### Objective
Drop the pictures, then extract the listing word for word.
- - - -
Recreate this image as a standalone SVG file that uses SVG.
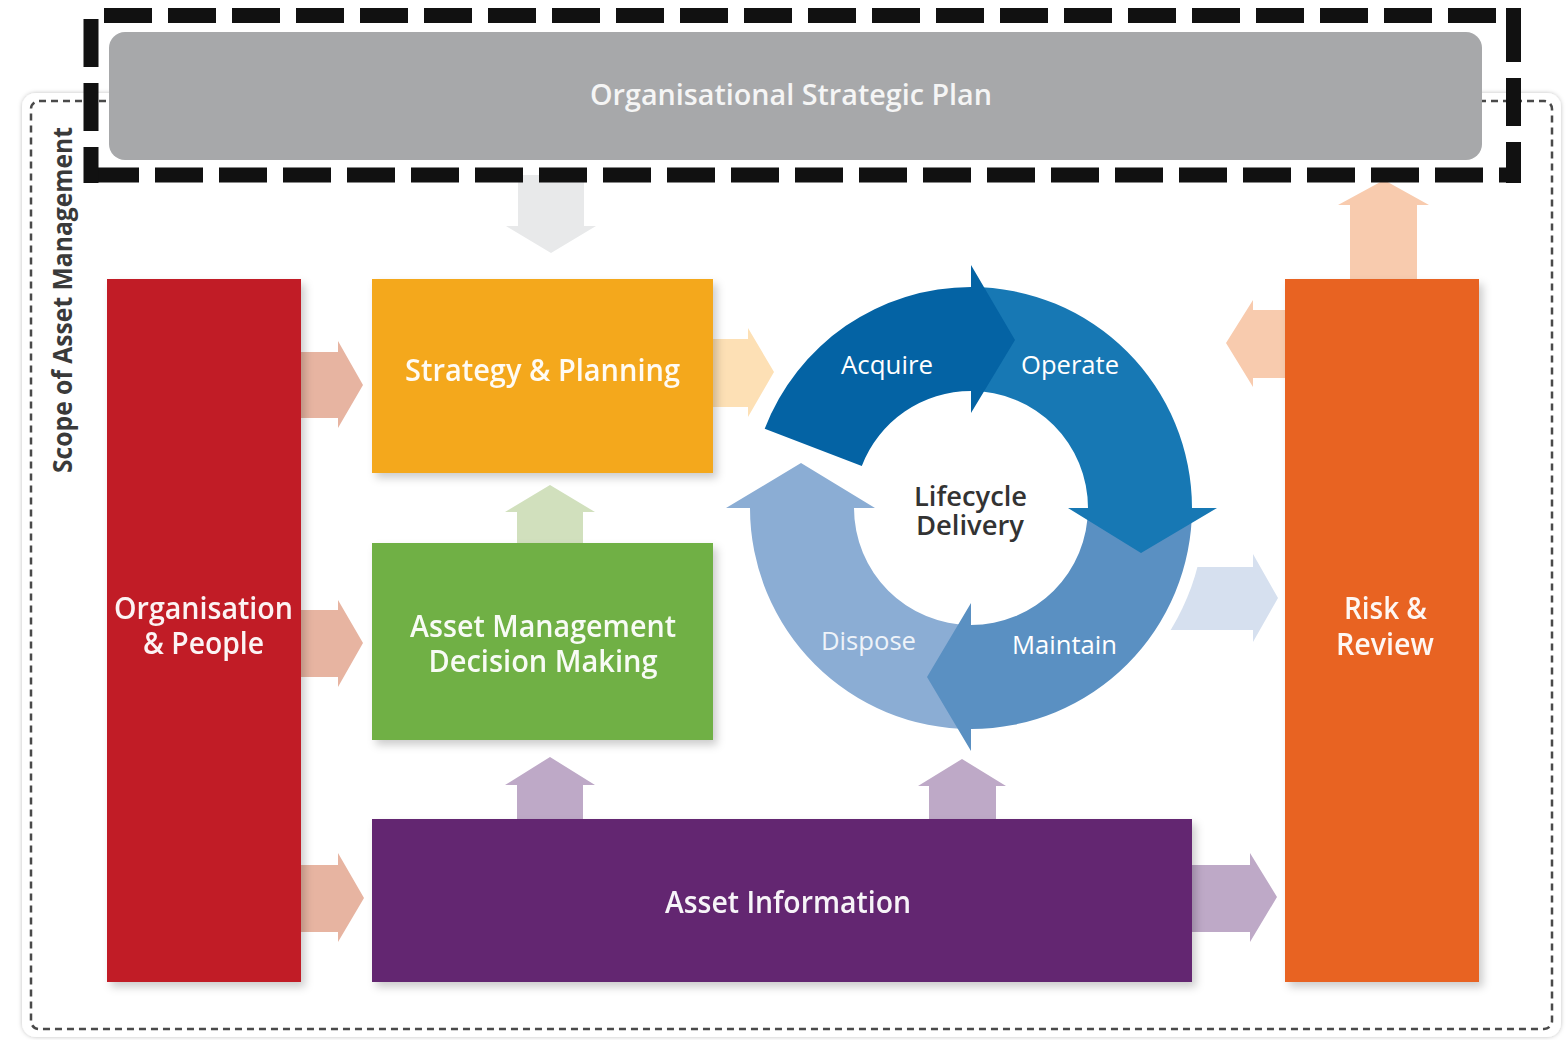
<svg xmlns="http://www.w3.org/2000/svg" width="1566" height="1040" viewBox="0 0 1566 1040">
<defs>
<filter id="sh" x="-10%" y="-10%" width="130%" height="130%">
<feDropShadow dx="4" dy="5" stdDeviation="4" flood-color="#000" flood-opacity="0.2"/>
</filter>
<filter id="fsh" x="-5%" y="-5%" width="110%" height="110%">
<feDropShadow dx="0" dy="0" stdDeviation="2" flood-color="#000" flood-opacity="0.25"/>
</filter>
<style>
text{font-family:"Open Sans","Noto Sans","Liberation Sans",sans-serif;text-anchor:middle}
.lbl{font-size:30px;font-weight:600;fill:#fff;fill-opacity:0.95}
.cyc{font-size:26px;font-weight:400;fill:#fff}
.mid{font-size:27px;font-weight:600;fill:#333}
.blk{stroke:#111;stroke-width:15;fill:none;stroke-dasharray:48 16}
.box{filter:url(#sh)}
</style>
</defs>
<rect width="1566" height="1040" fill="#fff"/>

<g id="scope">
<rect x="22" y="93" width="1539" height="944" rx="14" fill="#fff" filter="url(#fsh)"/>
<rect x="31" y="101" width="1521" height="928" rx="8" fill="none" stroke="#4a4a4a" stroke-width="2.5" stroke-dasharray="7 5"/>
<text transform="translate(72,300) rotate(-90)" style="font-size:26px;font-weight:700;fill:#3a3a3a" textLength="346" lengthAdjust="spacingAndGlyphs">Scope of Asset Management</text>
</g>

<g id="connectors">
<polygon fill="#e8e9ea" points="518,175 584,175 584,226 596,226 551,253 506,226 518,226"/>
<polygon fill="#e7b4a1" points="301,352 338,352 338,341 363,385 338,428 338,418 301,418"/>
<polygon fill="#e7b4a1" points="301,610 338,610 338,600 363,643 338,687 338,677 301,677"/>
<polygon fill="#e7b4a1" points="301,865 338,865 338,853 364,898 338,942 338,932 301,932"/>
<polygon fill="#fde0b5" points="713,339 748,339 748,328 774,372 748,417 748,407 713,407"/>
<polygon fill="#d1e0bd" points="517,543 517,512 505,512 550,485 595,512 583,512 583,543"/>
<polygon fill="#bea9c7" points="517,819 517,785 505,785 550,757 595,785 583,785 583,819"/>
<polygon fill="#bea9c7" points="929,819 929,786 918,786 962,759 1006,786 996,786 996,819"/>
<polygon fill="#d6e0ef" points="1150,567 1253,567 1253,554 1278,598 1253,642 1253,630 1150,630"/>
<polygon fill="#bea9c7" points="1192,865 1250,865 1250,853 1277,897 1250,942 1250,932 1192,932"/>
<polygon fill="#f8cbae" points="1350,279 1350,205 1338,205 1384,180 1429,205 1417,205 1417,279"/>
<polygon fill="#f8cbae" points="1285,310 1253,310 1253,300 1226,343 1253,387 1253,378 1285,378"/>
</g>

<g id="plan">
<rect x="109" y="32" width="1373" height="128" rx="16" fill="#a7a8aa"/>
<line class="blk" x1="104" y1="15.5" x2="1496" y2="15.5"/>
<line class="blk" x1="91" y1="175" x2="1521" y2="175"/>
<line class="blk" x1="91" y1="19" x2="91" y2="183"/>
<line class="blk" x1="1513.5" y1="8" x2="1513.5" y2="183" style="stroke-dasharray:54 16 48 16 48 16"/>
<text x="791" y="105" style="font-size:28px;font-weight:600;fill:#f5f5f5" textLength="402" lengthAdjust="spacingAndGlyphs">Organisational Strategic Plan</text>
</g>

<g id="org-people" class="box">
<rect x="107" y="279" width="194" height="703" fill="#c11f27"/>
<text class="lbl"><tspan x="203.5" y="619" textLength="179" lengthAdjust="spacingAndGlyphs">Organisation</tspan><tspan x="203.5" y="654" textLength="121" lengthAdjust="spacingAndGlyphs">&amp; People</tspan></text>
</g>

<g id="strategy" class="box">
<rect x="372" y="279" width="341" height="194" fill="#f4a81f"/>
<text class="lbl" x="542.5" y="381" textLength="275" lengthAdjust="spacingAndGlyphs">Strategy &amp; Planning</text>
</g>

<g id="decision" class="box">
<rect x="372" y="543" width="341" height="197" fill="#70b044"/>
<text class="lbl"><tspan x="543" y="637" textLength="266" lengthAdjust="spacingAndGlyphs">Asset Management</tspan><tspan x="543" y="672" textLength="229" lengthAdjust="spacingAndGlyphs">Decision Making</tspan></text>
</g>

<g id="asset-info" class="box">
<rect x="372" y="819" width="820" height="163" fill="#632871"/>
<text class="lbl" x="788" y="913" textLength="246" lengthAdjust="spacingAndGlyphs">Asset Information</text>
</g>

<g id="risk" class="box">
<rect x="1285" y="279" width="194" height="703" fill="#e86424"/>
<text class="lbl"><tspan x="1385.5" y="619" textLength="83" lengthAdjust="spacingAndGlyphs">Risk &amp;</tspan><tspan x="1385" y="655" textLength="98" lengthAdjust="spacingAndGlyphs">Review</tspan></text>
</g>

<g id="lifecycle">
<circle cx="971" cy="508" r="234" fill="#fff"/>
<g id="dispose">
<path fill="#8badd4" d="M 971 729 A 221 221 0 0 1 750 508 L 726 508 L 801 463 L 875 508 L 854 508 A 117 117 0 0 0 971 625 Z"/>
<text class="cyc" x="868.5" y="650" textLength="95" lengthAdjust="spacingAndGlyphs" style="fill:#eef3f9">Dispose</text>
</g>
<g id="maintain">
<path fill="#5a90c2" d="M 1192 508 A 221 221 0 0 1 971 729 L 971 751 L 927 677 L 971 603 L 971 625 A 117 117 0 0 0 1088 508 Z"/>
<text class="cyc" x="1064.5" y="654" textLength="105" lengthAdjust="spacingAndGlyphs">Maintain</text>
</g>
<g id="operate">
<path fill="#1778b4" d="M 971 287 A 221 221 0 0 1 1192 508 L 1217 508 L 1141 553 L 1068 508 L 1088 508 A 117 117 0 0 0 971 391 Z"/>
<text class="cyc" x="1070" y="374" textLength="98" lengthAdjust="spacingAndGlyphs">Operate</text>
</g>
<g id="acquire">
<path fill="#0463a4" d="M 764.7 428.8 A 221 221 0 0 1 971 287 L 971 265 L 1015 340 L 971 413 L 971 391 A 117 117 0 0 0 861.8 466.1 Z"/>
<text class="cyc" x="887" y="374" textLength="92" lengthAdjust="spacingAndGlyphs">Acquire</text>
</g>
<text class="mid"><tspan x="970.5" y="506" textLength="113" lengthAdjust="spacingAndGlyphs">Lifecycle</tspan><tspan x="970" y="535" textLength="108" lengthAdjust="spacingAndGlyphs">Delivery</tspan></text>
</g>
</svg>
- - - -
### Result for this exercise
Recreate this image as a standalone SVG file that uses SVG.
<svg xmlns="http://www.w3.org/2000/svg" width="1566" height="1040" viewBox="0 0 1566 1040">
<defs>
<filter id="sh" x="-10%" y="-10%" width="130%" height="130%">
<feDropShadow dx="4" dy="5" stdDeviation="4" flood-color="#000" flood-opacity="0.2"/>
</filter>
<filter id="fsh" x="-5%" y="-5%" width="110%" height="110%">
<feDropShadow dx="0" dy="0" stdDeviation="2" flood-color="#000" flood-opacity="0.25"/>
</filter>
<style>
text{font-family:"Open Sans","Noto Sans","Liberation Sans",sans-serif;text-anchor:middle}
.lbl{font-size:30px;font-weight:600;fill:#fff;fill-opacity:0.95}
.cyc{font-size:26px;font-weight:400;fill:#fff}
.mid{font-size:27px;font-weight:600;fill:#333}
.blk{stroke:#111;stroke-width:15;fill:none;stroke-dasharray:48 16}
.box{filter:url(#sh)}
</style>
</defs>
<rect width="1566" height="1040" fill="#fff"/>

<g id="scope">
<rect x="22" y="93" width="1539" height="944" rx="14" fill="#fff" filter="url(#fsh)"/>
<rect x="31" y="101" width="1521" height="928" rx="8" fill="none" stroke="#4a4a4a" stroke-width="2.5" stroke-dasharray="7 5"/>
<text transform="translate(72,300) rotate(-90)" style="font-size:26px;font-weight:700;fill:#3a3a3a" textLength="346" lengthAdjust="spacingAndGlyphs">Scope of Asset Management</text>
</g>

<g id="connectors">
<polygon fill="#e8e9ea" points="518,175 584,175 584,226 596,226 551,253 506,226 518,226"/>
<polygon fill="#e7b4a1" points="301,352 338,352 338,341 363,385 338,428 338,418 301,418"/>
<polygon fill="#e7b4a1" points="301,610 338,610 338,600 363,643 338,687 338,677 301,677"/>
<polygon fill="#e7b4a1" points="301,865 338,865 338,853 364,898 338,942 338,932 301,932"/>
<polygon fill="#fde0b5" points="713,339 748,339 748,328 774,372 748,417 748,407 713,407"/>
<polygon fill="#d1e0bd" points="517,543 517,512 505,512 550,485 595,512 583,512 583,543"/>
<polygon fill="#bea9c7" points="517,819 517,785 505,785 550,757 595,785 583,785 583,819"/>
<polygon fill="#bea9c7" points="929,819 929,786 918,786 962,759 1006,786 996,786 996,819"/>
<polygon fill="#d6e0ef" points="1150,567 1253,567 1253,554 1278,598 1253,642 1253,630 1150,630"/>
<polygon fill="#bea9c7" points="1192,865 1250,865 1250,853 1277,897 1250,942 1250,932 1192,932"/>
<polygon fill="#f8cbae" points="1350,279 1350,205 1338,205 1384,180 1429,205 1417,205 1417,279"/>
<polygon fill="#f8cbae" points="1285,310 1253,310 1253,300 1226,343 1253,387 1253,378 1285,378"/>
</g>

<g id="plan">
<rect x="109" y="32" width="1373" height="128" rx="16" fill="#a7a8aa"/>
<line class="blk" x1="104" y1="15.5" x2="1496" y2="15.5"/>
<line class="blk" x1="91" y1="175" x2="1521" y2="175"/>
<line class="blk" x1="91" y1="19" x2="91" y2="183"/>
<line class="blk" x1="1513.5" y1="8" x2="1513.5" y2="183" style="stroke-dasharray:54 16 48 16 48 16"/>
<text x="791" y="105" style="font-size:28px;font-weight:600;fill:#f5f5f5" textLength="402" lengthAdjust="spacingAndGlyphs">Organisational Strategic Plan</text>
</g>

<g id="org-people" class="box">
<rect x="107" y="279" width="194" height="703" fill="#c11f27"/>
<text class="lbl"><tspan x="203.5" y="619" textLength="179" lengthAdjust="spacingAndGlyphs">Organisation</tspan><tspan x="203.5" y="654" textLength="121" lengthAdjust="spacingAndGlyphs">&amp; People</tspan></text>
</g>

<g id="strategy" class="box">
<rect x="372" y="279" width="341" height="194" fill="#f4a81f"/>
<text class="lbl" x="542.5" y="381" textLength="275" lengthAdjust="spacingAndGlyphs">Strategy &amp; Planning</text>
</g>

<g id="decision" class="box">
<rect x="372" y="543" width="341" height="197" fill="#70b044"/>
<text class="lbl"><tspan x="543" y="637" textLength="266" lengthAdjust="spacingAndGlyphs">Asset Management</tspan><tspan x="543" y="672" textLength="229" lengthAdjust="spacingAndGlyphs">Decision Making</tspan></text>
</g>

<g id="asset-info" class="box">
<rect x="372" y="819" width="820" height="163" fill="#632871"/>
<text class="lbl" x="788" y="913" textLength="246" lengthAdjust="spacingAndGlyphs">Asset Information</text>
</g>

<g id="risk" class="box">
<rect x="1285" y="279" width="194" height="703" fill="#e86424"/>
<text class="lbl"><tspan x="1385.5" y="619" textLength="83" lengthAdjust="spacingAndGlyphs">Risk &amp;</tspan><tspan x="1385" y="655" textLength="98" lengthAdjust="spacingAndGlyphs">Review</tspan></text>
</g>

<g id="lifecycle">
<circle cx="971" cy="508" r="234" fill="#fff"/>
<g id="dispose">
<path fill="#8badd4" d="M 971 729 A 221 221 0 0 1 750 508 L 726 508 L 801 463 L 875 508 L 854 508 A 117 117 0 0 0 971 625 Z"/>
<text class="cyc" x="868.5" y="650" textLength="95" lengthAdjust="spacingAndGlyphs" style="fill:#eef3f9">Dispose</text>
</g>
<g id="maintain">
<path fill="#5a90c2" d="M 1192 508 A 221 221 0 0 1 971 729 L 971 751 L 927 677 L 971 603 L 971 625 A 117 117 0 0 0 1088 508 Z"/>
<text class="cyc" x="1064.5" y="654" textLength="105" lengthAdjust="spacingAndGlyphs">Maintain</text>
</g>
<g id="operate">
<path fill="#1778b4" d="M 971 287 A 221 221 0 0 1 1192 508 L 1217 508 L 1141 553 L 1068 508 L 1088 508 A 117 117 0 0 0 971 391 Z"/>
<text class="cyc" x="1070" y="374" textLength="98" lengthAdjust="spacingAndGlyphs">Operate</text>
</g>
<g id="acquire">
<path fill="#0463a4" d="M 764.7 428.8 A 221 221 0 0 1 971 287 L 971 265 L 1015 340 L 971 413 L 971 391 A 117 117 0 0 0 861.8 466.1 Z"/>
<text class="cyc" x="887" y="374" textLength="92" lengthAdjust="spacingAndGlyphs">Acquire</text>
</g>
<text class="mid"><tspan x="970.5" y="506" textLength="113" lengthAdjust="spacingAndGlyphs">Lifecycle</tspan><tspan x="970" y="535" textLength="108" lengthAdjust="spacingAndGlyphs">Delivery</tspan></text>
</g>
</svg>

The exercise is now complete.